Released on Vimeo, these are cleverly crafted 45 minute videos that explore the background to each piece in terms of history, geography, politics and Zeitgeist, as well as examining their compositional features and placing them in the musical contexts of their time. The style is that of a BBC4 documentary, and, although, clearly, lavish location shots are not possible, some good use of archive pictorial material leavens the visuals, which are conversations held in appropriate settings (St Mary Abchurch, Christ Church Cathedral) between members of the group and invited historians and musicologists, who include Dr Clare Jackson (Cambridge University), Dr Owen Rees (Oxford University) and Dr Stephen Darlington (former Director of Music at Christ Church).

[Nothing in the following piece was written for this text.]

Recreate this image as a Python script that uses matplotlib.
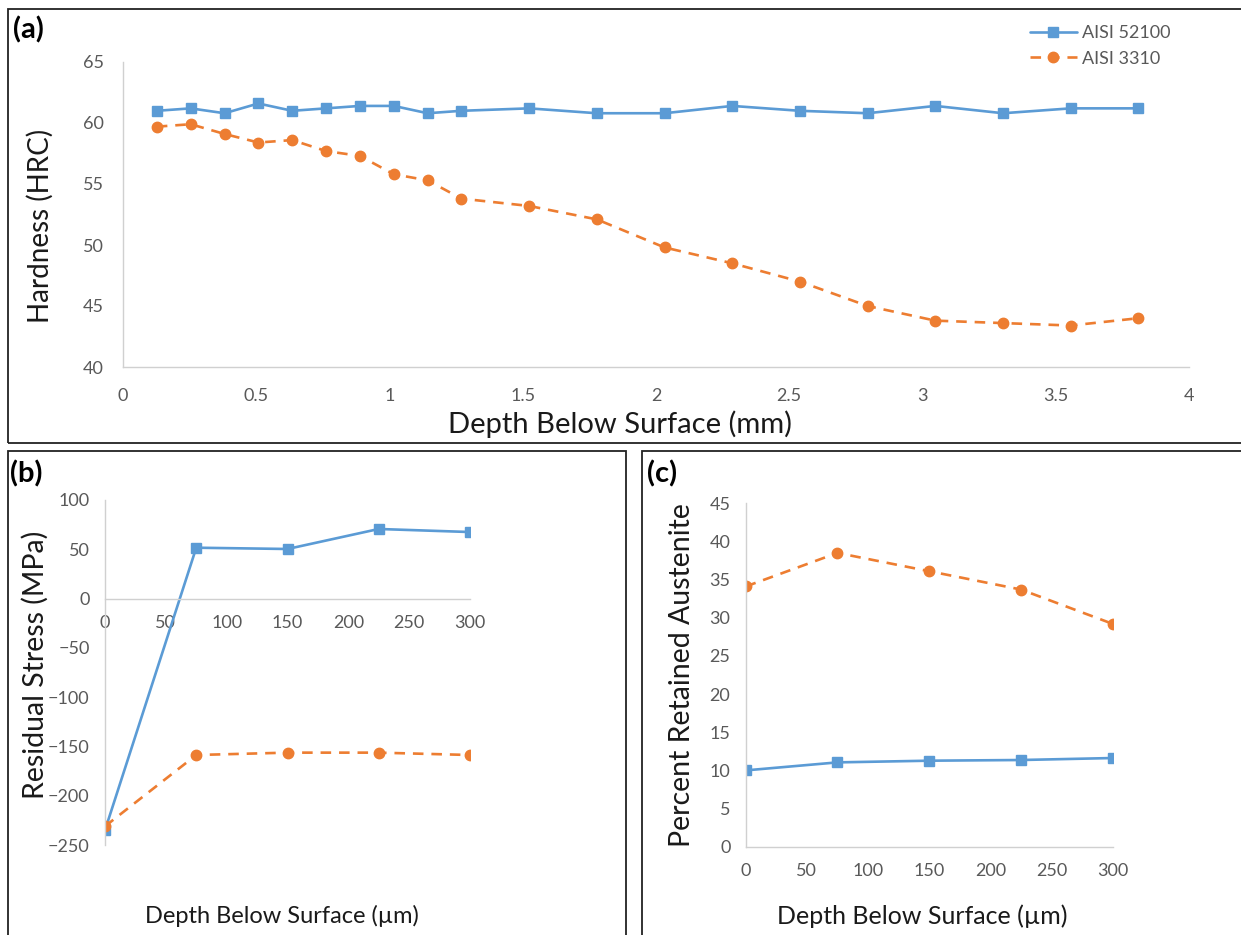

And, of course, there is the music. Each episode concludes with a full performance of the piece under discussion, recorded especially for this series, but there are some lovely bonuses, as the discussions on musical context also allow for some extracts, many of which were also specially recorded. So, for the Ramsey episode, we hear parts of works by Thomas Tomkins, Orlando Gibbons, Thomas Weelkes, John Ward, and Ramsey himself. In the Lobo episode, Philip II’s Habsburg heritage and his membership of the Order of the Golden Fleece are explored through the music of Heinrich Isaac, Thomas Crecquillon, Cristóbal de Morales, Tomás de Victoria and Jean Richafort. Several of John Taverner’s other works are used as examples in the episode featuring his Ave Dei patris filia, but it’s the work itself that occupies a large slot: around 15 minutes of complex polyphony, it presents a splendid opportunity for fans of music of the period to hear a first-rate account of this rarely performed work.
As always, Stile Antico deliver some excellent performances, with a sensitivity to the style and background of the material that one comes to expect from them. Indeed, these films give the listener an insight into the kinds of discussions that may well feature in the preparation of concert material by this group, who are well-known for their conductor-less, collaborative style.